Looking back, recovery wasn’t really about giving something up. It was about finding healthier ways to achieve what the addiction had been trying to provide all along: safety, connection, confidence, belonging and relief. The more I learned about trauma, emotional regulation and the nervous system, the more my own story started to make sense. I stopped seeing addiction as evidence that something was wrong with me and started understanding it as an adaptation to circumstances that had felt overwhelming at the time.
That shift didn’t remove responsibility, but it did replace shame with compassion. Instead of asking why I was so weak, I began asking what pain I had been trying to escape. Instead of viewing recovery as punishment, I began seeing it as an opportunity to learn new ways of relating to myself and the world around me.
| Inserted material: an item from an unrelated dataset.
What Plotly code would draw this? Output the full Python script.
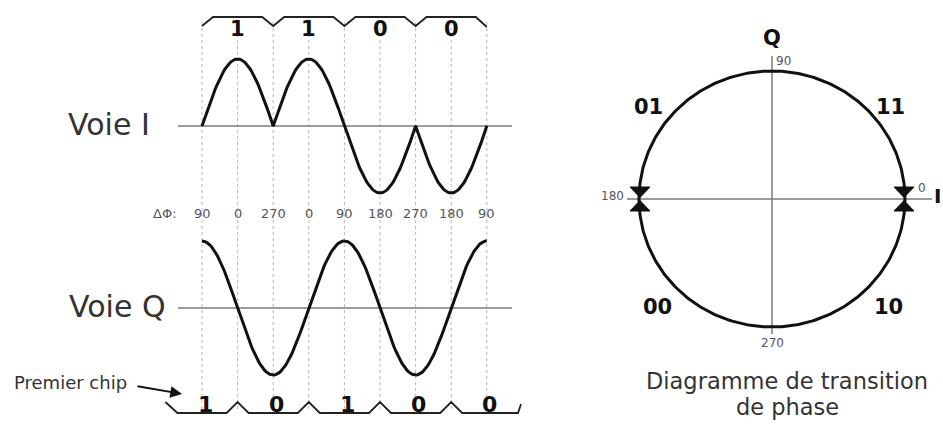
import numpy as np
import plotly.graph_objects as go

# ---------------- data ----------------
I_BITS = ["1", "1", "0", "0"]                 # chips of voie I (top row)
Q_BITS = ["1", "0", "1", "0", "0"]            # chips of voie Q (bottom row)
I_SIGNS = [1, 1, -1, -1]                      # half-sine arch polarity per I chip
Q_PEAKS = [1, -1, 1, -1, 1]                   # Q waveform extrema at chip centres
PHASES = ["90", "0", "270", "0", "90", "180", "270", "180", "90"]
QUADRANTS = ["11", "01", "00", "10"]          # labels at 45,135,225,315 degrees
CIRCLE_TICKS = ["0", "90", "180", "270"]

# ---------------- layout constants (pixel space) ----------------
W, H = 943, 424
X0, HALF = 202.0, 35.6            # first dotted line, half chip width
YI, YQ, AMP = 126.0, 308.0, 67.0  # baselines and amplitude
CX, CY, RX, RY = 772.0, 199.0, 133.0, 128.0
FONT = "DejaVu Sans, Arial, sans-serif"
INK = "#111111"
GRID = "#b8b8b8"
AXC = "#7a7a7a"

fig = go.Figure()

def line(xs, ys, color=INK, width=3, dash=None, fill=None):
    fig.add_trace(go.Scatter(x=xs, y=ys, mode="lines", hoverinfo="skip",
                             line=dict(color=color, width=width, dash=dash),
                             fill=fill, fillcolor=color if fill else None,
                             showlegend=False))

def text(x, y, s, size, color=INK, bold=False, xanchor="center", yanchor="middle"):
    fig.add_annotation(x=x, y=y, text=("<b>%s</b>" % s) if bold else s,
                       showarrow=False, xanchor=xanchor, yanchor=yanchor,
                       font=dict(family=FONT, size=size, color=color))

# dotted guide lines
gx, gy = [], []
for k in range(len(PHASES)):
    x = X0 + k * HALF
    gx += [x, x, None]
    gy += [22, 410, None]
line(gx, gy, color=GRID, width=1, dash="dot")

# baselines
line([178, 512], [YI, YI], color=AXC, width=1.6)
line([178, 512], [YQ, YQ], color=AXC, width=1.6)

# I waveform : half-sine arches
xs, ys = [], []
for k, s in enumerate(I_SIGNS):
    u = np.linspace(0, 1, 60)
    xs += list(X0 + (2 * k + 2 * u) * HALF)
    ys += list(YI - s * AMP * np.sin(np.pi * u))
line(xs, ys, width=3)

# Q waveform : cosine transitions between extrema
xs, ys = [], []
for k in range(len(Q_PEAKS) - 1):
    u = np.linspace(0, 1, 60)
    a, b = Q_PEAKS[k], Q_PEAKS[k + 1]
    v = a + (b - a) * (1 - np.cos(np.pi * u)) / 2
    xs += list(X0 + (2 * k + 2 * u) * HALF)
    ys += list(YQ - AMP * v)
line(xs, ys, width=3)

# top bracket (I chips)
n = 11
bx = [X0, X0 + n]
by = [26, 17]
for k in range(1, len(I_BITS)):
    xb = X0 + 2 * k * HALF
    bx += [xb - n, xb, xb + n]
    by += [17, 26, 17]
xe = X0 + 2 * len(I_BITS) * HALF
bx += [xe - n, xe]
by += [17, 27]
line(bx, by, color="#222", width=1.8)
for k, b in enumerate(I_BITS):
    text(X0 + (2 * k + 1) * HALF, 29, b, 21, bold=True)

# bottom bracket (Q chips)
bx = [X0 - HALF - 1, X0 - HALF + 11]
by = [402, 413]
for k in range(len(Q_BITS) - 1):
    xb = X0 + (2 * k + 1) * HALF
    bx += [xb - n, xb, xb + n]
    by += [413, 402, 413]
bx += [518, 521]
by += [413, 404]
line(bx, by, color="#222", width=1.8)
for k, b in enumerate(Q_BITS):
    text(X0 + 2 * k * HALF + 3, 404, b, 22, bold=True)

# phase row
text(165, 213, "ΔΦ:", 13, color="#555")
for k, p in enumerate(PHASES):
    text(X0 + k * HALF, 213, p, 13, color="#555")

# channel labels
text(152, YI - 2, "Voie I", 30, color="#333", xanchor="right")
text(168, YQ - 2, "Voie Q", 30, color="#333", xanchor="right")
text(12, 382, "Premier chip", 18, color="#333", xanchor="left")
fig.add_annotation(x=182, y=394, ax=136, ay=386, xref="x", yref="y",
                   axref="x", ayref="y", text="", showarrow=True,
                   arrowhead=2, arrowsize=1.3, arrowwidth=1.8, arrowcolor=INK)

# ---------------- phase transition diagram ----------------
line([627, 932], [CY, CY], color=AXC, width=1.5)
line([CX, CX], [56, 334], color=AXC, width=1.5)
t = np.linspace(0, 2 * np.pi, 400)
line(CX + RX * np.cos(t), CY - RY * np.sin(t), width=3)

# arrowheads meeting on the I axis
for xc in (CX - RX + 1, CX + RX - 1):
    for sgn in (-1, 1):
        line([xc - 10, xc + 10, xc, xc - 10],
             [CY + sgn * 12, CY + sgn * 12, CY + sgn * 1.5, CY + sgn * 12],
             width=1, fill="toself")

text(CX, 38, "Q", 21, bold=True)
text(943, CY - 3, "I", 20, bold=True, xanchor="right")
tick_pos = [(922, 188, "center"), (CX + 2, 61, "left"), (626, 196, "right"), (CX, 343, "center")]
for (x, y, xa), s in zip(tick_pos, CIRCLE_TICKS):
    text(x, y, s, 12, color="#555", xanchor=xa)

quad_pos = [(890, 107), (648, 107), (657, 307), (888, 307)]
for (x, y), s in zip(quad_pos, QUADRANTS):
    text(x, y, s, 21, bold=True)

text(787, 381, "Diagramme de transition", 22.5, color="#333")
text(787, 407, "de phase", 22.5, color="#333")

fig.update_layout(
    width=W, height=H, margin=dict(l=0, r=0, t=0, b=0),
    paper_bgcolor="white", plot_bgcolor="white", showlegend=False,
    xaxis=dict(range=[0, W], visible=False, fixedrange=True),
    yaxis=dict(range=[H, 0], visible=False, fixedrange=True),
)
fig.write_html("out.html", config={"displayModeBar": False},
               post_script="document.body.style.margin='0';document.body.style.padding='0';document.body.style.overflow='hidden';")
Recovery isn’t just about removing the addiction. It’s about understanding what the addiction was trying to protect you from.
HOW THERAPY CAN HELP
Trauma informed therapy doesn’t ask, “What’s wrong with you?” Instead, it asks, “What happened to you?” and “What did you have to do to survive?” For many people, that shift is transformative. Rather than viewing addiction as evidence of weakness or failure, we begin to understand it as an adaptation to pain, fear, shame and emotional overwhelm. Often a costly adaptation, but an adaptation nonetheless.
When we understand addiction through this lens, compassion becomes possible. We can begin exploring the experiences that made the addiction necessary in the first place and develop healthier ways of regulating emotions, building connection and caring for ourselves. Rather than focusing solely on stopping the behaviour, therapy helps us understand the needs that sit underneath it. It creates space to process trauma, challenge shame, strengthen emotional regulation and develop safer ways of coping with life’s inevitable difficulties.
Whatever challenges you’re facing, there’s usually a reason they developed in the first place. The thoughts, feelings, and behaviours we struggle with today are often adaptations to experiences that once required us to survive, protect ourselves, or belong. Understanding those patterns with curiosity and compassion can be the first step towards lasting change.